Ночью, уже у меня, мы с Миной лежали каждый под своим одеялом. Я не смел тянуться к ней, хотя, конечно, соблазн был великий. Чтобы нечто не кончалось, оно никогда не должно начаться! Этот урок я усвоил от жизни. К тому же я искренне пытался не изменить жене. Я даже боялся, что она узнает мой туалет по фотке ножек Мины, которую та выложила, если случайно ее увидит!

Утром Мина уехала. То, что произошло потом, было абсолютной неожиданностью! Атомная мина замедленного действия взорвалась! Кто бы мог подумать, что во мне, в моей душе еще столько несожженного огня?! Глаза запылали им вновь, как на лучших старых фотоснимках. Внешне мне снова стали давать меньше тридцатника. Я стал заниматься совместным творчеством с художницей. Я стал творить, вдохновляясь ей и для нее. Моя спина стала прямее, взор, да и вообще костяк жизни — тверже, осмысленнее... Меньше времени стало уходить на ненужные вещи. Такая жизнь явилась внове, и ее я не хочу терять никогда. Это — жизнь на кураже!

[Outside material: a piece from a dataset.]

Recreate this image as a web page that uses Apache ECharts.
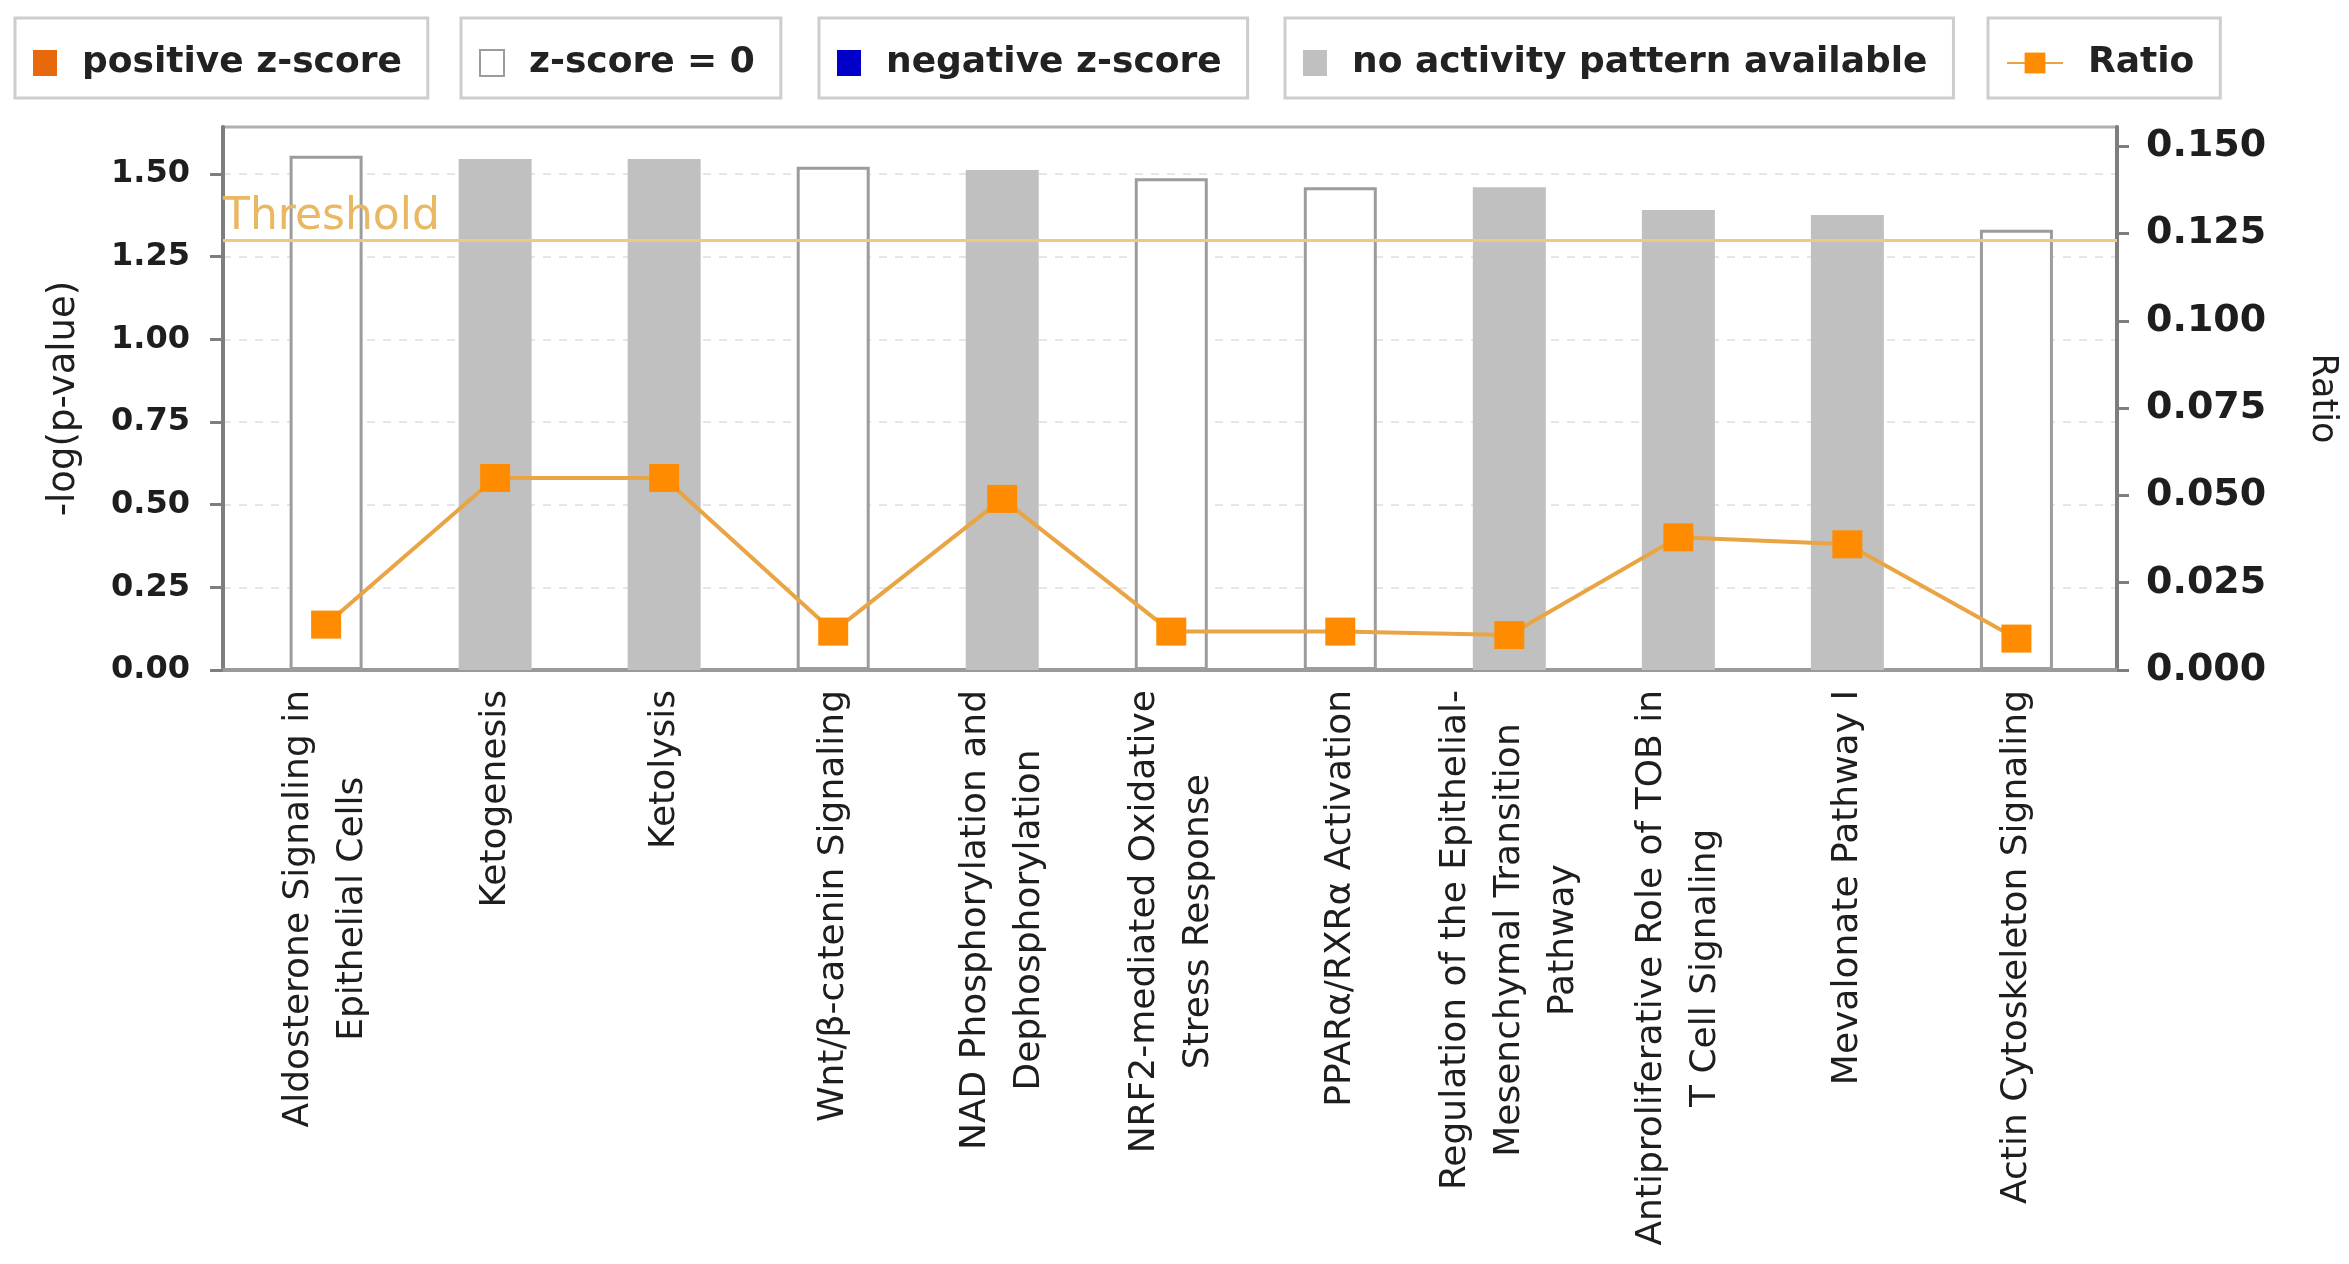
<!DOCTYPE html>
<html>
<head>
<meta charset="utf-8">
<title>Canonical pathways</title>
<script src="https://cdn.jsdelivr.net/npm/echarts@6/dist/echarts.min.js"></script>
<style>
  html, body { margin: 0; padding: 0; background: #ffffff; }
  #chart { width: 2349px; height: 1264px; }
</style>
</head>
<body>
<div id="chart"></div>
<script>
// Canonical pathways: -log(p-value) bars with the ratio line on a second axis
const categories = [
  'Aldosterone Signaling in\nEpithelial Cells',
  'Ketogenesis',
  'Ketolysis',
  'Wnt/β-catenin Signaling',
  'NAD Phosphorylation and\nDephosphorylation',
  'NRF2-mediated Oxidative\nStress Response',
  'PPARα/RXRα Activation',
  'Regulation of the Epithelial-\nMesenchymal Transition\nPathway',
  'Antiproliferative Role of TOB in\nT Cell Signaling',
  'Mevalonate Pathway I',
  'Actin Cytoskeleton Signaling'
];
const negLogP = [1.555, 1.545, 1.545, 1.522, 1.512, 1.487, 1.46, 1.46, 1.391, 1.376, 1.331];
const ratio = [0.013, 0.055, 0.055, 0.011, 0.049, 0.011, 0.011, 0.010, 0.038, 0.036, 0.009];
// 'zero' = z-score = 0, 'none' = no activity pattern available
const activity = ['zero', 'none', 'none', 'zero', 'none', 'zero', 'zero', 'none', 'none', 'none', 'zero'];
const pTicks = [0, 0.25, 0.5, 0.75, 1.0, 1.25, 1.5];
const ratioTicks = [0, 0.025, 0.05, 0.075, 0.1, 0.125, 0.15];
const pAxisMax = 1.642;
const ratioAxisMax = 0.1555;
const threshold = 1.3;
const legendNames = ['positive z-score', 'z-score = 0', 'negative z-score', 'no activity pattern available', 'Ratio'];

const FONT = 'DejaVu Sans';
const categoryIndex = categories.map((_, i) => i);

function barsFor(kind) {
  return negLogP.map((v, i) => [i, v]).filter((_, i) => activity[i] === kind);
}

function legendBox(name, left, extra) {
  return Object.assign({
    data: [name],
    left: left,
    top: 18,
    padding: [27, 26, 17, 18],
    backgroundColor: '#ffffff',
    borderColor: '#cdcdcd',
    borderWidth: 3,
    itemWidth: 24,
    itemHeight: 26,
    icon: 'rect',
    selectedMode: false,
    textStyle: { fontFamily: FONT, fontSize: 36, fontWeight: 'bold', color: '#222222', padding: [0, 0, 0, 20] }
  }, extra || {});
}

const chart = echarts.init(document.getElementById('chart'), null, { renderer: 'canvas' });

chart.setOption({
  animation: false,
  backgroundColor: '#ffffff',
  legend: [
    legendBox(legendNames[0], 15),
    legendBox(legendNames[1], 461),
    legendBox(legendNames[2], 819),
    legendBox(legendNames[3], 1285),
    legendBox(legendNames[4], 1988, { icon: null, itemWidth: 56 })
  ],
  grid: {
    left: 223, right: 232, top: 127, bottom: 594,
    show: true, borderColor: '#b0b0b0', borderWidth: 3, backgroundColor: '#ffffff'
  },
  xAxis: {
    type: 'value',
    min: -0.61,
    max: 10.595,
    splitLine: { show: false },
    axisLine: { show: true, onZero: false, lineStyle: { color: '#9a9a9a', width: 4 } },
    axisTick: { show: false },
    axisLabel: {
      customValues: categoryIndex,
      rotate: 90,
      margin: 20,
      formatter: (v) => categories[Math.round(v)].split('\n').map(l => '{c|' + l + '}').join('\n'),
      rich: {
        c: { align: 'center', fontFamily: FONT, fontSize: 36, lineHeight: 54, color: '#1e1e1e' }
      }
    }
  },
  yAxis: [
    {
      type: 'value',
      min: 0,
      max: pAxisMax,
      position: 'left',
      name: '-log(p-value)',
      nameLocation: 'middle',
      nameGap: 140,
      nameTextStyle: { fontFamily: FONT, fontSize: 37, color: '#1e1e1e' },
      axisLine: { show: true, onZero: false, lineStyle: { color: '#7e7e7e', width: 4 } },
      axisTick: { show: true, customValues: pTicks, length: 13, lineStyle: { color: '#7e7e7e', width: 3 } },
      axisLabel: {
        customValues: pTicks,
        margin: 33,
        formatter: (v) => v.toFixed(2),
        fontFamily: FONT, fontSize: 32, fontWeight: 'bold', color: '#1e1e1e'
      },
      splitLine: { show: true, lineStyle: { color: '#e6e6e6', width: 2, type: [8, 8] } }
    },
    {
      type: 'value',
      min: 0,
      max: ratioAxisMax,
      position: 'right',
      name: 'Ratio',
      nameLocation: 'middle',
      nameRotate: -90,
      nameGap: 188,
      nameTextStyle: { fontFamily: FONT, fontSize: 35, color: '#1e1e1e' },
      axisLine: { show: true, onZero: false, lineStyle: { color: '#7e7e7e', width: 4 } },
      axisTick: { show: true, customValues: ratioTicks, length: 12, lineStyle: { color: '#7e7e7e', width: 3 } },
      axisLabel: {
        customValues: ratioTicks,
        margin: 29,
        formatter: (v) => v.toFixed(3),
        fontFamily: FONT, fontSize: 38, fontWeight: 'bold', color: '#1e1e1e'
      },
      splitLine: { show: false }
    }
  ],
  series: [
    {
      name: legendNames[0], type: 'bar', data: [], barWidth: 73, barGap: '-100%',
      itemStyle: { color: '#e8690c' }
    },
    {
      name: legendNames[1], type: 'bar', data: barsFor('zero'), barWidth: 73, barGap: '-100%',
      itemStyle: { color: '#ffffff', borderColor: '#9c9c9c', borderWidth: 3 },
      markLine: {
        silent: true,
        symbol: ['none', 'none'],
        lineStyle: { color: '#e9cc82', width: 3, type: 'solid' },
        label: {
          show: true, position: 'insideStartTop', formatter: 'Threshold', distance: [0, 1],
          fontFamily: FONT, fontSize: 44, color: '#e8b862'
        },
        data: [{ yAxis: threshold }]
      }
    },
    {
      name: legendNames[2], type: 'bar', data: [], barWidth: 73, barGap: '-100%',
      itemStyle: { color: '#0000c8' }
    },
    {
      name: legendNames[3], type: 'bar', data: barsFor('none'), barWidth: 73, barGap: '-100%',
      itemStyle: { color: '#c0c0c0' }
    },
    {
      name: legendNames[4], type: 'line', yAxisIndex: 1,
      data: ratio.map((r, i) => [i, r]),
      symbol: 'rect', symbolSize: [30, 28],
      itemStyle: { color: '#ff8c00' },
      lineStyle: { color: '#e9a544', width: 4 },
      z: 5
    }
  ]
});
</script>
</body>
</html>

Оказалось, что даже ее интерес к «нетрезвости» прекрасно вписывается в мою концепцию «Трезвого искусства»! Как сатанизм немыслим без христианства, а последнее без породившего его иудаизма, так и мое новаторское направление незамутненного творчества, можно сказать, паразитирует на битниках, на панках и на поколении «альтернативной» культуры девяностых и нулевых.

В ночь с пятнадцатого на семнадцатое июня, между волнами эпидемии ковида, незадолго до выставки интернет-художников «Самая худшая выставка», мне приснился стоящий прямо на проезжей части гигантский холодильник, затмевавший собой небо. Я не мог сосчитать количество его этажей, но я видел астрономическое число трупов, выезжавших из него на медицинских каталках. И все они ехали в не менее большой крематорий, стоявший напротив. Сгорая, они превращались в черный пепел, густым слоем покрывавший всё. Пепел проникал в мой рот, нос; пачкал тело и руки. Он изменял мое сознание навсегда. Наверное, теперь я так и буду жить в пепле ковида. Пепел ковида не стучит в мое сердце. Пепел ковида и есть мое сердце.

После без малого четырех лет в браке со Скелиной я развожусь. Отныне мое семейное положение: лайкать и комментировать записи Мины «ВКонтакте», ища новых возможностей взаимодействия и надеясь на встречу. И в таком туманном и шатком виде оно меня полностью устраивает. В нем я — это именно я, а не какой-то шаблон социума.